Thursday 15 March 2012

Squid on a skewer

The investment bank Goldman Sachs doesn't have a lot of admirers. At the height of the financial crisis, it was described by Rolling Stone magazine as "a giant vampire squid", sucking blood out of the global economy.  It has paid a fine in excess of half a billion dollars in relation to some of the structured notes it created that were, how to put this, not entirely beneficial to the buyers. It has been castigated for using derivatives to help Greece to conceal the true extent of its debts. It even stands accused of avoiding taxes in the UK, though the amount involved -- £10 million -- is so small in the company's scheme of things that you almost wonder whether it was worth the trouble. Still, take care of the millions and the billions will take care of themselves, right?

Until now, though, Goldman has mostly been able to count on the loyalty and discretion of its staff.  But no longer: this week a mid-ranking employee, Greg Smith, has marked his departure from the firm by publishing a blistering denunciation of its ethics and practices in the pages of the New York Times.  (Contrary to the way he has been characterised in the press, Mr Smith is not a "boss" at Goldman in any real sense. While he was latterly its head of US equity derivatives in London, he has never been elevated to the partnership).  The global media has worked up a fine head of indignant steam over the story, and at least one politician has called for the UK Government to boycott the firm, which recently acted as advisor in the sale of Northern Rock.

The BBC's report on the story, including some perceptive comments by Robert Peston and an attempted rebuttal by the firm, can be found here.  If, however, you want a different take on things,  there's a rather odd attack on Mr Smith, basically accusing him of being naive, here.

Just for the moment,  let's not take sides. Instead, we'll take a look at some of the questions that Mr Smith's tirade brings to mind.

First and foremost, it's hard not to agree with Fred Destin, in the second story linked above, that Mr Smith is pretty naive if it really took him twelve years to suss out what Goldman is like. All investment banks are by their nature aggressive and greedy; there wouldn't be much point in them otherwise. Goldman just happens to be better at those things than most of its competitors.

Moreover, Goldman surely has a right to assume that it's dealing with consenting adults when it makes its trades. It's not selling structured notes to your granny, at least not directly.  It's dealing for the most part with sophisticated investors ("QIBs" -- qualified institutional buyers, in regulator-speak), or supposedly well-informed corporations or institutions, such as, well,  Her Majesty's Government.  If anyone dealing with Goldman (or any other investment bank) chooses to assume that it's not  looking out mainly for its own interests, that's hardly the bank's fault. This is in no way an excuse for illegal behaviour, but even Mr Smith is careful to say that he is not accusing Goldman of that. The principle of caveat emptor must surely apply in what are in effect transactions among equals.

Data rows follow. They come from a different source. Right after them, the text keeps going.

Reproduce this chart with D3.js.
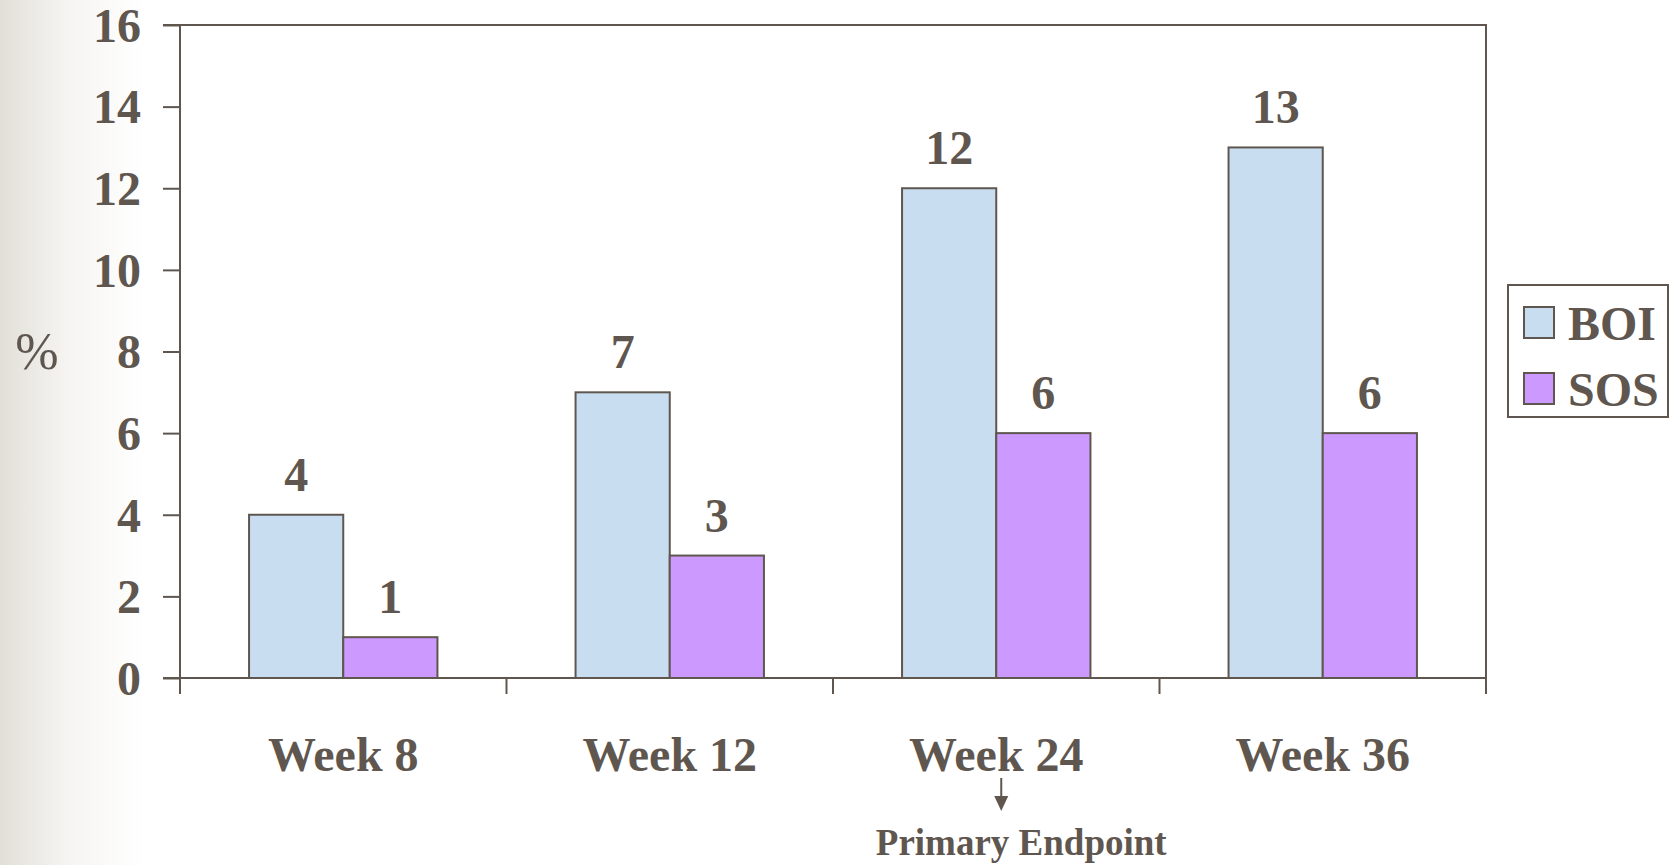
<!DOCTYPE html>
<html>
<head>
<meta charset="utf-8">
<script src="https://cdn.jsdelivr.net/npm/d3@7"></script>
<style>
  html, body { margin: 0; padding: 0; background: #fff; }
  svg { display: block; }
</style>
</head>
<body>
<svg id="chart" width="1675" height="865"></svg>
<script>
// Chart data
const categories = ["Week 8", "Week 12", "Week 24", "Week 36"];
const seriesNames = ["BOI", "SOS"];
const boiValues = [4, 7, 12, 13];
const sosValues = [1, 3, 6, 6];
const yTicks = [0, 2, 4, 6, 8, 10, 12, 14, 16];
const yLabel = "%";
const endpointCategory = "Week 24";
const endpointLabel = "Primary Endpoint";

const ink = "#5f574f";
const fills = { BOI: "#c9ddf0", SOS: "#cc99ff" };
const font = "'Liberation Serif', 'Times New Roman', serif";
const fs = 48;

const svg = d3.select("#chart");
const W = 1675, H = 865;

// Soft grey band fading in from the left edge
const defs = svg.append("defs");
const grad = defs.append("linearGradient").attr("id", "leftFade")
  .attr("x1", 0).attr("x2", 1).attr("y1", 0).attr("y2", 0);
grad.append("stop").attr("offset", "0%").attr("stop-color", "#e2dfd8");
grad.append("stop").attr("offset", "45%").attr("stop-color", "#f5f4f1");
grad.append("stop").attr("offset", "100%").attr("stop-color", "#ffffff");
svg.append("rect").attr("x", 0).attr("y", 0).attr("width", 145).attr("height", H)
  .attr("fill", "url(#leftFade)");

const plot = { left: 180, right: 1486, top: 25, bottom: 678 };

const x = d3.scaleBand().domain(categories).range([plot.left, plot.right]).paddingInner(0).paddingOuter(0);
const inner = d3.scaleBand().domain(seriesNames).range([0, x.bandwidth()]).paddingInner(0).paddingOuter(0.733);
const y = d3.scaleLinear().domain([0, 16]).range([plot.bottom, plot.top]);

const rows = categories.map((c, i) => ({ cat: c, BOI: boiValues[i], SOS: sosValues[i] }));

// Frame: top and right edges of the plot area
svg.append("path")
  .attr("d", `M${plot.left - 17},${plot.top}H${plot.right}V${plot.bottom}`)
  .attr("fill", "none").attr("stroke", ink).attr("stroke-width", 2);

// Bars
const groups = svg.append("g").selectAll("g").data(rows).join("g")
  .attr("transform", d => `translate(${x(d.cat)},0)`);
groups.selectAll("rect").data(d => seriesNames.map(s => ({ s, v: d[s] }))).join("rect")
  .attr("x", d => inner(d.s))
  .attr("width", inner.bandwidth())
  .attr("y", d => y(d.v))
  .attr("height", d => y(0) - y(d.v))
  .attr("fill", d => fills[d.s])
  .attr("stroke", ink).attr("stroke-width", 2);

// Value labels
groups.selectAll("text").data(d => seriesNames.map(s => ({ s, v: d[s] }))).join("text")
  .attr("x", d => inner(d.s) + inner.bandwidth() / 2)
  .attr("y", d => y(d.v) - 24)
  .attr("text-anchor", "middle")
  .attr("font-family", font).attr("font-weight", "bold").attr("font-size", fs)
  .attr("fill", ink)
  .text(d => d.v);

// Y axis
const yAxis = svg.append("g").attr("transform", `translate(${plot.left},0)`)
  .call(d3.axisLeft(y).tickValues(yTicks).tickSize(17).tickPadding(22));
yAxis.select(".domain").attr("d", `M0,${plot.top}V${plot.bottom + 16}`);
yAxis.selectAll("line, path").attr("stroke", ink).attr("stroke-width", 2);
yAxis.selectAll("text")
  .attr("font-family", font).attr("font-weight", "bold").attr("font-size", fs)
  .attr("fill", ink).attr("dy", "0.34em");

// X axis with ticks between categories
const xAxis = svg.append("g").attr("transform", `translate(0,${plot.bottom})`);
xAxis.append("line").attr("x1", plot.left - 17).attr("x2", plot.right)
  .attr("stroke", ink).attr("stroke-width", 2);
const bounds = categories.map(c => x(c)).concat([plot.right]);
xAxis.selectAll("line.sep").data(bounds).join("line").attr("class", "sep")
  .attr("x1", d => d).attr("x2", d => d).attr("y1", 0).attr("y2", 16)
  .attr("stroke", ink).attr("stroke-width", 2);
xAxis.selectAll("text").data(categories).join("text")
  .attr("x", d => x(d) + x.bandwidth() / 2)
  .attr("y", 93)
  .attr("text-anchor", "middle")
  .attr("font-family", font).attr("font-weight", "bold").attr("font-size", fs)
  .attr("fill", ink)
  .text(d => d);

// Y label
svg.append("text").attr("x", 37).attr("y", 369).attr("text-anchor", "middle")
  .attr("font-family", font).attr("font-size", 52).attr("fill", ink).text(yLabel);

// Primary endpoint marker
const ex = x(endpointCategory) + x.bandwidth() / 2 + 5;
svg.append("line").attr("x1", ex).attr("x2", ex).attr("y1", 778).attr("y2", 798)
  .attr("stroke", ink).attr("stroke-width", 2);
svg.append("path").attr("d", `M${ex - 7},796L${ex + 7},796L${ex},811Z`).attr("fill", ink);
svg.append("text").attr("x", ex + 20).attr("y", 855).attr("text-anchor", "middle")
  .attr("font-family", font).attr("font-weight", "bold").attr("font-size", 37)
  .attr("fill", ink).text(endpointLabel);

// Legend
const lg = svg.append("g").attr("transform", "translate(1508,285)");
lg.append("rect").attr("width", 160).attr("height", 132)
  .attr("fill", "#fff").attr("stroke", ink).attr("stroke-width", 2);
const items = lg.selectAll("g").data(seriesNames).join("g")
  .attr("transform", (d, i) => `translate(16,${22 + i * 66})`);
items.append("rect").attr("width", 30).attr("height", 31)
  .attr("fill", d => fills[d]).attr("stroke", ink).attr("stroke-width", 2);
items.append("text").attr("x", 44).attr("y", 33)
  .attr("font-family", font).attr("font-weight", "bold").attr("font-size", fs)
  .attr("fill", ink).text(d => d);
</script>
</body>
</html>
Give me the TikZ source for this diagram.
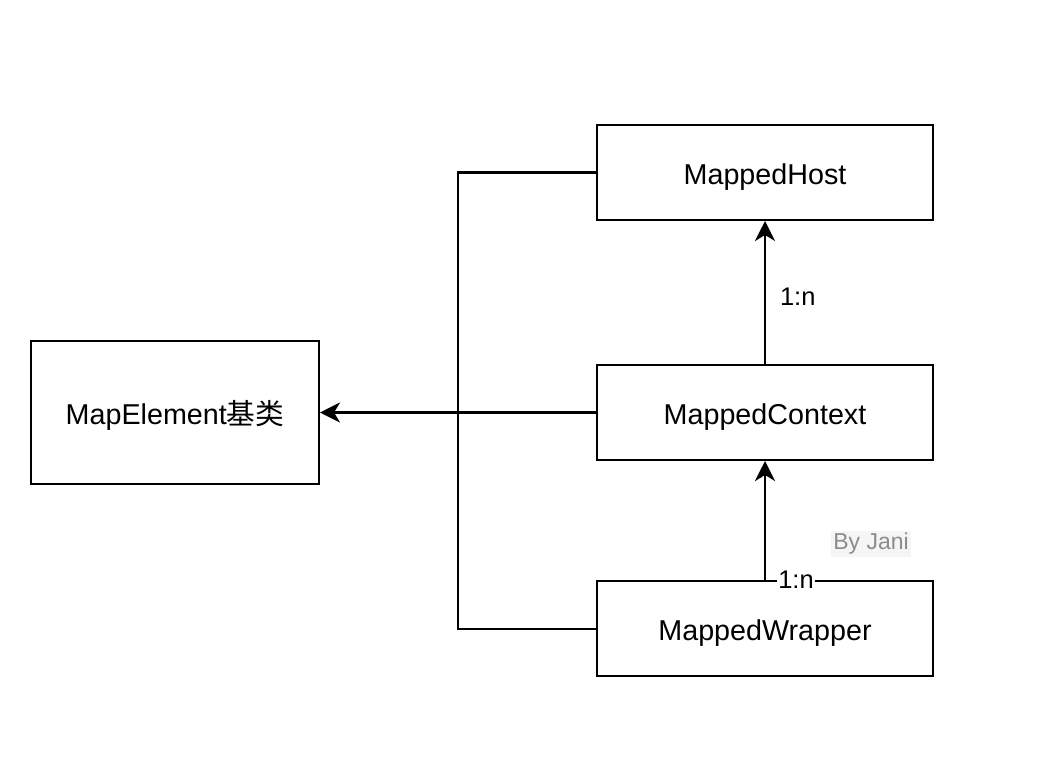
\documentclass[tikz,border=0pt]{standalone}
\usepackage{fontspec}
\setmainfont{Liberation Sans}
\newfontfamily\cjk{Noto Sans CJK SC}
\usetikzlibrary{arrows.meta}
\begin{document}
\begin{tikzpicture}[x=1pt,y=-1pt,
  box/.style={draw,line width=2pt,minimum width=336pt,minimum height=95pt,inner sep=0pt,
    text height=23pt,text depth=0pt,
    font=\fontsize{28.7}{34}\selectfont},
  conn/.style={line width=2pt},
  arr/.style={line width=2pt,-{Stealth[length=20pt,width=20pt,inset=6pt]}},
  lbl/.style={font=\fontsize{25.5}{30}\selectfont,inner sep=1pt}]
\useasboundingbox (0,0) rectangle (1048,762);
\node[box] (host) at (765,172.5) {MappedHost};
\node[box] (ctx) at (765,412.5) {MappedContext};
\node[box] (wrap) at (765,628.5) {MappedWrapper};
\node[box,minimum width=288pt,minimum height=143pt] (base) at (175,412.5) {MapElement{\cjk 基类}};
\coordinate (j1) at (458,172.5);
\coordinate (j2) at (458,628.5);
\draw[conn] (host.west) -- (j1) -- (j2) -- (wrap.west);
\draw[arr,line width=2.8pt] (ctx.west) -- (base.east);
\draw[arr] (ctx.north) -- (host.south) node[lbl,pos=0.47,right=13pt] {1:n};
\draw[arr,line width=2.8pt] (wrap.north -| ctx.south) -- (ctx.south);
\node[lbl,fill=white] (l2) at (796,580) {1:n};
\node[font=\fontsize{23}{27}\selectfont,text=black!45,fill=black!4,inner sep=2pt] (wm) at (871,544) {By Jani};
\end{tikzpicture}
\end{document}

It's interesting to note that while Mr Smith was with Goldman for 12 years in total, his resignation came just a year after he was transferred from New York to the firm's London office. Is it possible that the "toxic" culture he decries was more pronounced in the smaller office than at the company's headquarters? One small piece of evidence pointing that way:  apparently a favoured term of contempt for clients was "muppets". This is a fairly common piece of usage in the UK -- in pubs as much as in City meeting rooms -- but is, unless I'm much mistaken, not used in the same way in New York. It may well be that most of the behaviour that upset Mr Smith so much took place during his year in London rather than during his decade-plus in New York, which might reflect the need for the smaller office to be constantly making its mark with the big bosses back at HQ.

Lastly, it may not be possible to judge exactly what Mr Smith's outburst means until we see what he does next. The media have already pointed out that a dozen years at Goldman probably means he is financially set for life, though he is unlikely to see the deferred portion of his bonuses.  If he announces he has found God, or devotes his life to charity work (and there are precedents for that), all well and good. If, on the other hand, he is setting himself up to be the next Michael Lewis -- not a smart idea,  as the present one is very good at it -- well, not so much.